▶ _Records from a collection_:
**********

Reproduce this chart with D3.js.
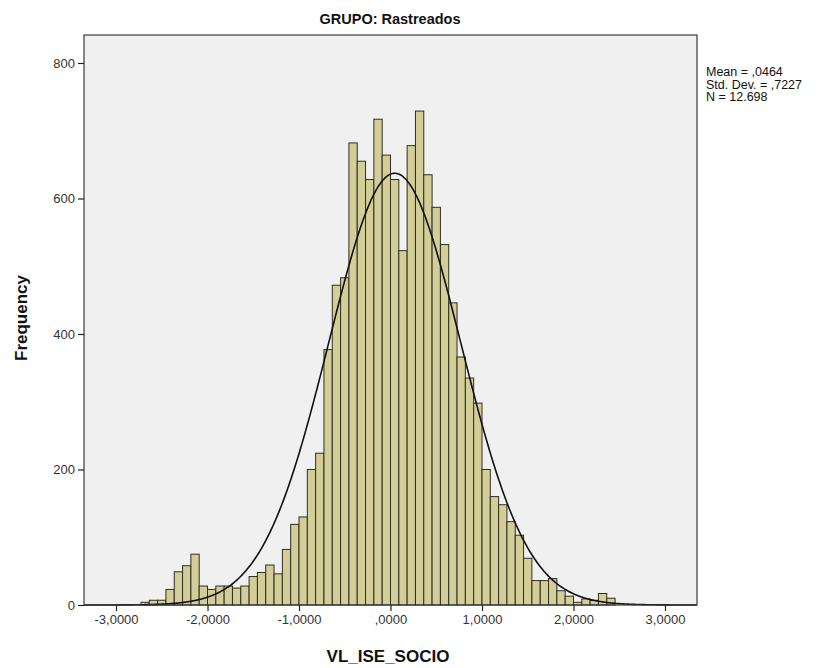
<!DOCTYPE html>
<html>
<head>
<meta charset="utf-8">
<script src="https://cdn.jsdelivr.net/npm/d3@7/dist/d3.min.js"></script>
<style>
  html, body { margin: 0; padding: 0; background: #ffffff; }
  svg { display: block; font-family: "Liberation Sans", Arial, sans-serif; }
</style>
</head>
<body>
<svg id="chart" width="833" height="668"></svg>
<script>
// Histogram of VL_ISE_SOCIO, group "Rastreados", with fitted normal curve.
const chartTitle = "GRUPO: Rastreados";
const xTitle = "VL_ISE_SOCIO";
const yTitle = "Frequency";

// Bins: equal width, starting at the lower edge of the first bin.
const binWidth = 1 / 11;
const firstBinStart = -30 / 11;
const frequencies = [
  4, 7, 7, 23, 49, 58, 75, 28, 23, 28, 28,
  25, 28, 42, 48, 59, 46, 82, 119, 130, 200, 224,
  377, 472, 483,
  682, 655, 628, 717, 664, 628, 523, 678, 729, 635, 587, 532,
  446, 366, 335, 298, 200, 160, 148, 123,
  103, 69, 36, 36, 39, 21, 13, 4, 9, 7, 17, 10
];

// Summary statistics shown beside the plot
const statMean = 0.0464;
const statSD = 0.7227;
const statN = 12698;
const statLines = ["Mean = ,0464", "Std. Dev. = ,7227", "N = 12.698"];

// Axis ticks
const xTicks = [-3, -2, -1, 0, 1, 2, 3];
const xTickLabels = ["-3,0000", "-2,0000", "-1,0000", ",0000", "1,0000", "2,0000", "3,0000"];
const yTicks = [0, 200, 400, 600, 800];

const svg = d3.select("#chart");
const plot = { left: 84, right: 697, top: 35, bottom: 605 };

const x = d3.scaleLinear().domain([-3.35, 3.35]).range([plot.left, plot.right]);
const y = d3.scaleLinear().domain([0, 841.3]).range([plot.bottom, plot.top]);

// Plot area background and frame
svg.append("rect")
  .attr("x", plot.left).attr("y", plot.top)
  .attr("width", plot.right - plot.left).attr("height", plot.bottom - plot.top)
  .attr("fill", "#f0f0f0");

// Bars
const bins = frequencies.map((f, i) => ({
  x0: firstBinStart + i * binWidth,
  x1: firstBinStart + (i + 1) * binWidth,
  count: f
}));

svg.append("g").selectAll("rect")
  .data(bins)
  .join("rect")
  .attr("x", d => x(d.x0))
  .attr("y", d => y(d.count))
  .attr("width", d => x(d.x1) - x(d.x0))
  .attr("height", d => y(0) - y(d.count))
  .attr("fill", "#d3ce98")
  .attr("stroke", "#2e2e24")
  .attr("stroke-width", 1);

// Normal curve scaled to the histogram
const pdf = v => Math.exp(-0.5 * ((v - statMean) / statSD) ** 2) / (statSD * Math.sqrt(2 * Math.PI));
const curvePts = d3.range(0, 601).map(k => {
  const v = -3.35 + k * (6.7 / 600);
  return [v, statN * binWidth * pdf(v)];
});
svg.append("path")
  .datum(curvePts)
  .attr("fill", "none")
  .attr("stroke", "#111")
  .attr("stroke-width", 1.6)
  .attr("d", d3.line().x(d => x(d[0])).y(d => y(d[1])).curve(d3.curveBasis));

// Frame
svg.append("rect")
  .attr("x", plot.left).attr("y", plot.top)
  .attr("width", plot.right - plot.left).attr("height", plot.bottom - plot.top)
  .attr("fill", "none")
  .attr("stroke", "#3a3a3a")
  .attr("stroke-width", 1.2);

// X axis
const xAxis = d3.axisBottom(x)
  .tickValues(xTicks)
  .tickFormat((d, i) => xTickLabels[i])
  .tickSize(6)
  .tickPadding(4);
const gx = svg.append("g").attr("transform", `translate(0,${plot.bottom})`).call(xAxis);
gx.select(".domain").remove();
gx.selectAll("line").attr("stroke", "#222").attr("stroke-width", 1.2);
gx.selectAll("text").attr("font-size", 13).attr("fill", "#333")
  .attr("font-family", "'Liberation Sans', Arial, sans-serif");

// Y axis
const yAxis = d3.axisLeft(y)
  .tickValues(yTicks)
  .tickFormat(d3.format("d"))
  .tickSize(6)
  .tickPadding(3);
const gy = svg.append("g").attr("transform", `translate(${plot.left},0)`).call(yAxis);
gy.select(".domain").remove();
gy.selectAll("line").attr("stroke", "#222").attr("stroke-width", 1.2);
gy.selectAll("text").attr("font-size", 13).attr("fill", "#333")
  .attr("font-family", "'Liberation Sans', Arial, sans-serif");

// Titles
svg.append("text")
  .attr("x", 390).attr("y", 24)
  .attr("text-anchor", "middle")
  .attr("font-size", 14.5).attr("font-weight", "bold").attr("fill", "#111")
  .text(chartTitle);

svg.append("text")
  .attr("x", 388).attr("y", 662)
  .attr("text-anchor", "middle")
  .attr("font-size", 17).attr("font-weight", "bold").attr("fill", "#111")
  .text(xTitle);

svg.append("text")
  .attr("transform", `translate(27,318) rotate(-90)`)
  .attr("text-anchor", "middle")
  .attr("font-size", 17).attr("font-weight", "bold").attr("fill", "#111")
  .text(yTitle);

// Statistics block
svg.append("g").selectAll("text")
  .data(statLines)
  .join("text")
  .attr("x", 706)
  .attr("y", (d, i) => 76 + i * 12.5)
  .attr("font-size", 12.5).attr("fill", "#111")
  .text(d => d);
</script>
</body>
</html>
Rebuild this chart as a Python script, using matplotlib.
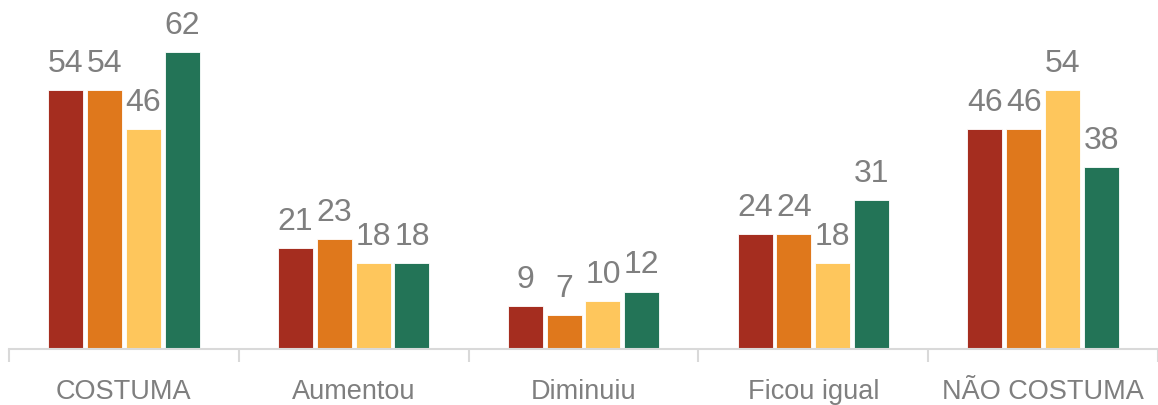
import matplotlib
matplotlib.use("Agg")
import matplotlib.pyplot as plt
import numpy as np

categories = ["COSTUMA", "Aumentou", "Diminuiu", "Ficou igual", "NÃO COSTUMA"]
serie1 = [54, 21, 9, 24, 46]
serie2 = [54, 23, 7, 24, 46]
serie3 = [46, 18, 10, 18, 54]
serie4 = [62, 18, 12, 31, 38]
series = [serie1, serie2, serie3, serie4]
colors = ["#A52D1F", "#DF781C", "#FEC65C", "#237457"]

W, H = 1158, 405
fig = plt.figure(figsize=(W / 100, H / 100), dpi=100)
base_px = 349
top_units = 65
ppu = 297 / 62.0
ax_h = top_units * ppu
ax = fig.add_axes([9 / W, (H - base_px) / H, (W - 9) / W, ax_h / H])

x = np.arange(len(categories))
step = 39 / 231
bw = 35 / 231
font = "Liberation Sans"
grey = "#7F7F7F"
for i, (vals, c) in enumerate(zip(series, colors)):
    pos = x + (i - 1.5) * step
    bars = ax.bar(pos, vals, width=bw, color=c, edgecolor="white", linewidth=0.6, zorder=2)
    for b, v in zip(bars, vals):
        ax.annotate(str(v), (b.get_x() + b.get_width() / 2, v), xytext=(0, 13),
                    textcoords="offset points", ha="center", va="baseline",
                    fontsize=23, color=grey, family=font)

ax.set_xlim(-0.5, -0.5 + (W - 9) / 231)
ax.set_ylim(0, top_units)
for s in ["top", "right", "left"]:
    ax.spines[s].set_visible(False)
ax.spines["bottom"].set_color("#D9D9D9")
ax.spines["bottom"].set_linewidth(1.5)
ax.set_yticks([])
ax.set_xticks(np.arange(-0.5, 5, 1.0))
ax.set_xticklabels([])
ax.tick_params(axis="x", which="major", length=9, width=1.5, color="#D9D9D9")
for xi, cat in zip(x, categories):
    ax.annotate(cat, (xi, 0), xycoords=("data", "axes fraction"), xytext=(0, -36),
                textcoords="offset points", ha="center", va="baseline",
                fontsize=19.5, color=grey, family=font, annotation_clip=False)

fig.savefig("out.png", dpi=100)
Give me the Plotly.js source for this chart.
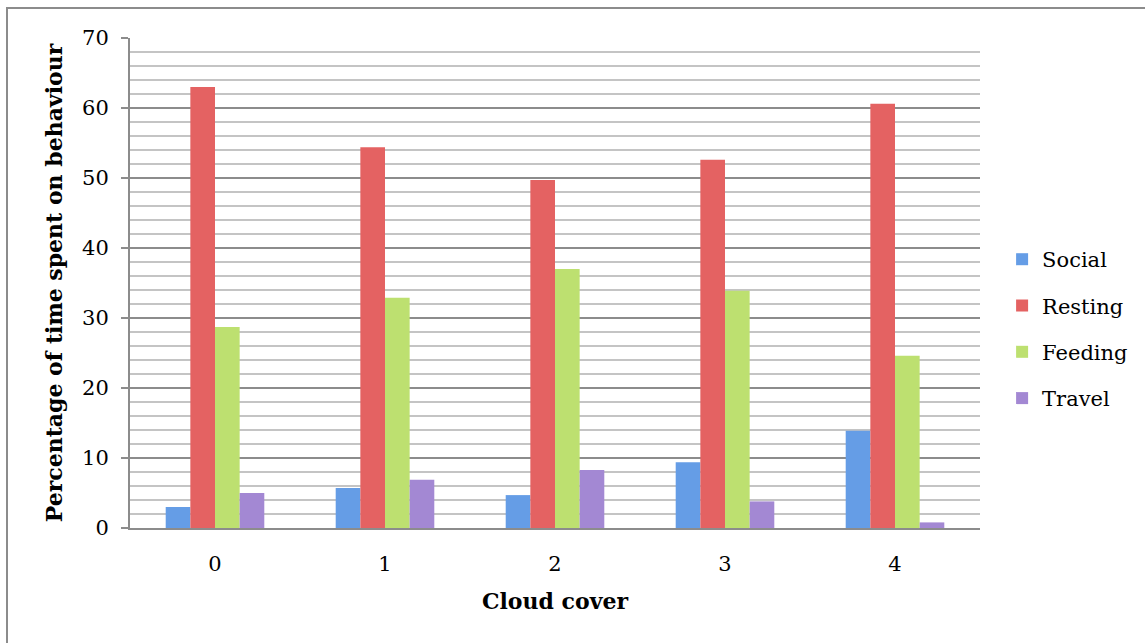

**********

Give back exactly the lines from the one containing "Rebuild this chart" to the one containing "fontsize=23, color=grey, family=font)", both included, and no pictures.

▶ _Written solution_:
Rebuild this chart as a Python script, using matplotlib.
import matplotlib
matplotlib.use("Agg")
import matplotlib.pyplot as plt
import numpy as np

categories = ["COSTUMA", "Aumentou", "Diminuiu", "Ficou igual", "NÃO COSTUMA"]
serie1 = [54, 21, 9, 24, 46]
serie2 = [54, 23, 7, 24, 46]
serie3 = [46, 18, 10, 18, 54]
serie4 = [62, 18, 12, 31, 38]
series = [serie1, serie2, serie3, serie4]
colors = ["#A52D1F", "#DF781C", "#FEC65C", "#237457"]

W, H = 1158, 405
fig = plt.figure(figsize=(W / 100, H / 100), dpi=100)
base_px = 349
top_units = 65
ppu = 297 / 62.0
ax_h = top_units * ppu
ax = fig.add_axes([9 / W, (H - base_px) / H, (W - 9) / W, ax_h / H])

x = np.arange(len(categories))
step = 39 / 231
bw = 35 / 231
font = "Liberation Sans"
grey = "#7F7F7F"
for i, (vals, c) in enumerate(zip(series, colors)):
    pos = x + (i - 1.5) * step
    bars = ax.bar(pos, vals, width=bw, color=c, edgecolor="white", linewidth=0.6, zorder=2)
    for b, v in zip(bars, vals):
        ax.annotate(str(v), (b.get_x() + b.get_width() / 2, v), xytext=(0, 13),
                    textcoords="offset points", ha="center", va="baseline",
                    fontsize=23, color=grey, family=font)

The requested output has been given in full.